GIVEN MATERIAL:
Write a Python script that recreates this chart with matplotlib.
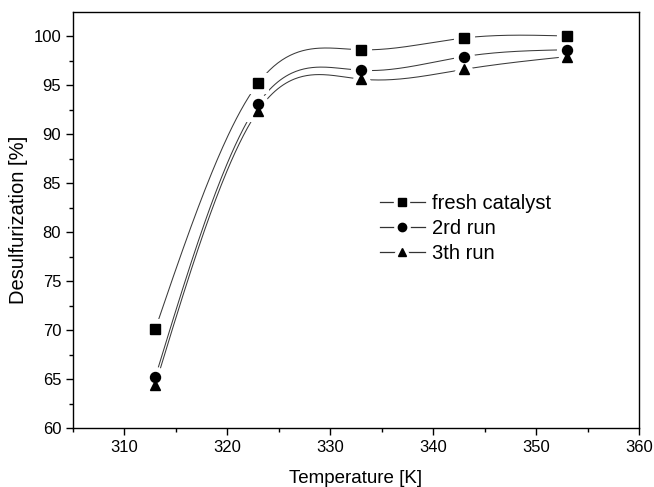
import matplotlib
matplotlib.use('Agg')

import numpy as np
import matplotlib.pyplot as plt
from matplotlib.ticker import MultipleLocator
from matplotlib.lines import Line2D
from matplotlib.legend_handler import HandlerTuple

plt.rcParams['font.family'] = ['Liberation Sans', 'DejaVu Sans']

# ============================================================
# DATA
# ============================================================

temperature = [313, 323, 333, 343, 353]

fresh_catalyst = [70.1, 95.2, 98.6, 99.8, 100.0]
run_2nd = [65.2, 93.1, 96.5, 97.9, 98.6]
run_3th = [64.4, 92.4, 95.6, 96.6, 97.9]

series_labels = ['fresh catalyst', '2rd run', '3th run']
series_markers = ['s', 'o', '^']


# natural cubic spline used only to draw the smooth connecting line
def smooth_line(x, y, n=300):
    x = np.asarray(x, float)
    y = np.asarray(y, float)
    k = len(x)
    h = np.diff(x)
    A = np.zeros((k, k))
    b = np.zeros(k)
    A[0, 0] = 1
    A[-1, -1] = 1
    for i in range(1, k - 1):
        A[i, i - 1] = h[i - 1]
        A[i, i] = 2 * (h[i - 1] + h[i])
        A[i, i + 1] = h[i]
        b[i] = 6 * ((y[i + 1] - y[i]) / h[i] - (y[i] - y[i - 1]) / h[i - 1])
    M = np.linalg.solve(A, b)
    xs = np.linspace(x[0], x[-1], n)
    idx = np.clip(np.searchsorted(x, xs) - 1, 0, k - 2)
    x0 = x[idx]
    x1 = x[idx + 1]
    hh = x1 - x0
    ys = (M[idx] * (x1 - xs) ** 3 / (6 * hh)
          + M[idx + 1] * (xs - x0) ** 3 / (6 * hh)
          + (y[idx] / hh - M[idx] * hh / 6) * (x1 - xs)
          + (y[idx + 1] / hh - M[idx + 1] * hh / 6) * (xs - x0))
    return xs, ys


# ============================================================
# PLOT
# ============================================================

fig = plt.figure(figsize=(6.54, 4.87), dpi=100)
ax = fig.add_axes([0.1116, 0.1211, 0.8654, 0.8542])

all_series = [fresh_catalyst, run_2nd, run_3th]

handles = []

for values, label, marker in zip(all_series, series_labels, series_markers):

    xs, ys = smooth_line(temperature, values)

    ax.plot(xs, ys, color='#3a3a3a', lw=0.75, zorder=1)

    # white halo to give the gap around each symbol
    ax.plot(temperature, values, ls='none', marker=marker,
            markersize=7.2, color='white', markeredgecolor='white',
            markeredgewidth=8, zorder=2)

    ax.plot(temperature, values, ls='none', marker=marker,
            markersize=7.2, color='black', zorder=3)

    # legend handle: line, white gap, symbol
    h_line = Line2D([], [], color='#333333', lw=0.9)
    h_gap = Line2D([], [], ls='none', marker=marker, markersize=6,
                   color='white', markeredgecolor='white',
                   markeredgewidth=6)
    h_mark = Line2D([], [], ls='none', marker=marker, markersize=6,
                    color='black')
    handles.append((h_line, h_gap, h_mark))

ax.set_xlim(305, 360)
ax.set_ylim(60, 102.45)

ax.xaxis.set_major_locator(MultipleLocator(10))
ax.xaxis.set_minor_locator(MultipleLocator(5))
ax.yaxis.set_major_locator(MultipleLocator(5))
ax.yaxis.set_minor_locator(MultipleLocator(2.5))

ax.tick_params(which='both', direction='out', top=False, right=False,
               labelsize=12)
ax.tick_params(which='major', length=5, width=1)
ax.tick_params(which='minor', length=3, width=1)

for s in ax.spines.values():
    s.set_linewidth(1)

ax.set_xlabel('Temperature [K]', fontsize=13.5, labelpad=11)
ax.set_ylabel('Desulfurization [%]', fontsize=14.5, labelpad=4)

ax.legend(handles, series_labels,
          handler_map={tuple: HandlerTuple(ndivide=1)},
          loc='upper left', bbox_to_anchor=(0.511, 0.606), frameon=False,
          fontsize=14.5, handlelength=2.2, handletextpad=0.35,
          labelspacing=0.3)

plt.savefig('out.png', dpi=100)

WHAT IS EXPECTED: Leave out the pictures and reproduce the rest of the listing exactly.

REPLY TO THE EXERCISE:
Write a Python script that recreates this chart with matplotlib.
import matplotlib
matplotlib.use('Agg')

import numpy as np
import matplotlib.pyplot as plt
from matplotlib.ticker import MultipleLocator
from matplotlib.lines import Line2D
from matplotlib.legend_handler import HandlerTuple

plt.rcParams['font.family'] = ['Liberation Sans', 'DejaVu Sans']

# ============================================================
# DATA
# ============================================================

temperature = [313, 323, 333, 343, 353]

fresh_catalyst = [70.1, 95.2, 98.6, 99.8, 100.0]
run_2nd = [65.2, 93.1, 96.5, 97.9, 98.6]
run_3th = [64.4, 92.4, 95.6, 96.6, 97.9]

series_labels = ['fresh catalyst', '2rd run', '3th run']
series_markers = ['s', 'o', '^']


# natural cubic spline used only to draw the smooth connecting line
def smooth_line(x, y, n=300):
    x = np.asarray(x, float)
    y = np.asarray(y, float)
    k = len(x)
    h = np.diff(x)
    A = np.zeros((k, k))
    b = np.zeros(k)
    A[0, 0] = 1
    A[-1, -1] = 1
    for i in range(1, k - 1):
        A[i, i - 1] = h[i - 1]
        A[i, i] = 2 * (h[i - 1] + h[i])
        A[i, i + 1] = h[i]
        b[i] = 6 * ((y[i + 1] - y[i]) / h[i] - (y[i] - y[i - 1]) / h[i - 1])
    M = np.linalg.solve(A, b)
    xs = np.linspace(x[0], x[-1], n)
    idx = np.clip(np.searchsorted(x, xs) - 1, 0, k - 2)
    x0 = x[idx]
    x1 = x[idx + 1]
    hh = x1 - x0
    ys = (M[idx] * (x1 - xs) ** 3 / (6 * hh)
          + M[idx + 1] * (xs - x0) ** 3 / (6 * hh)
          + (y[idx] / hh - M[idx] * hh / 6) * (x1 - xs)
          + (y[idx + 1] / hh - M[idx + 1] * hh / 6) * (xs - x0))
    return xs, ys


# ============================================================
# PLOT
# ============================================================

fig = plt.figure(figsize=(6.54, 4.87), dpi=100)
ax = fig.add_axes([0.1116, 0.1211, 0.8654, 0.8542])

all_series = [fresh_catalyst, run_2nd, run_3th]

handles = []

for values, label, marker in zip(all_series, series_labels, series_markers):

    xs, ys = smooth_line(temperature, values)

    ax.plot(xs, ys, color='#3a3a3a', lw=0.75, zorder=1)

    # white halo to give the gap around each symbol
    ax.plot(temperature, values, ls='none', marker=marker,
            markersize=7.2, color='white', markeredgecolor='white',
            markeredgewidth=8, zorder=2)

    ax.plot(temperature, values, ls='none', marker=marker,
            markersize=7.2, color='black', zorder=3)

    # legend handle: line, white gap, symbol
    h_line = Line2D([], [], color='#333333', lw=0.9)
    h_gap = Line2D([], [], ls='none', marker=marker, markersize=6,
                   color='white', markeredgecolor='white',
                   markeredgewidth=6)
    h_mark = Line2D([], [], ls='none', marker=marker, markersize=6,
                    color='black')
    handles.append((h_line, h_gap, h_mark))

ax.set_xlim(305, 360)
ax.set_ylim(60, 102.45)

ax.xaxis.set_major_locator(MultipleLocator(10))
ax.xaxis.set_minor_locator(MultipleLocator(5))
ax.yaxis.set_major_locator(MultipleLocator(5))
ax.yaxis.set_minor_locator(MultipleLocator(2.5))

ax.tick_params(which='both', direction='out', top=False, right=False,
               labelsize=12)
ax.tick_params(which='major', length=5, width=1)
ax.tick_params(which='minor', length=3, width=1)

for s in ax.spines.values():
    s.set_linewidth(1)

ax.set_xlabel('Temperature [K]', fontsize=13.5, labelpad=11)
ax.set_ylabel('Desulfurization [%]', fontsize=14.5, labelpad=4)

ax.legend(handles, series_labels,
          handler_map={tuple: HandlerTuple(ndivide=1)},
          loc='upper left', bbox_to_anchor=(0.511, 0.606), frameon=False,
          fontsize=14.5, handlelength=2.2, handletextpad=0.35,
          labelspacing=0.3)

plt.savefig('out.png', dpi=100)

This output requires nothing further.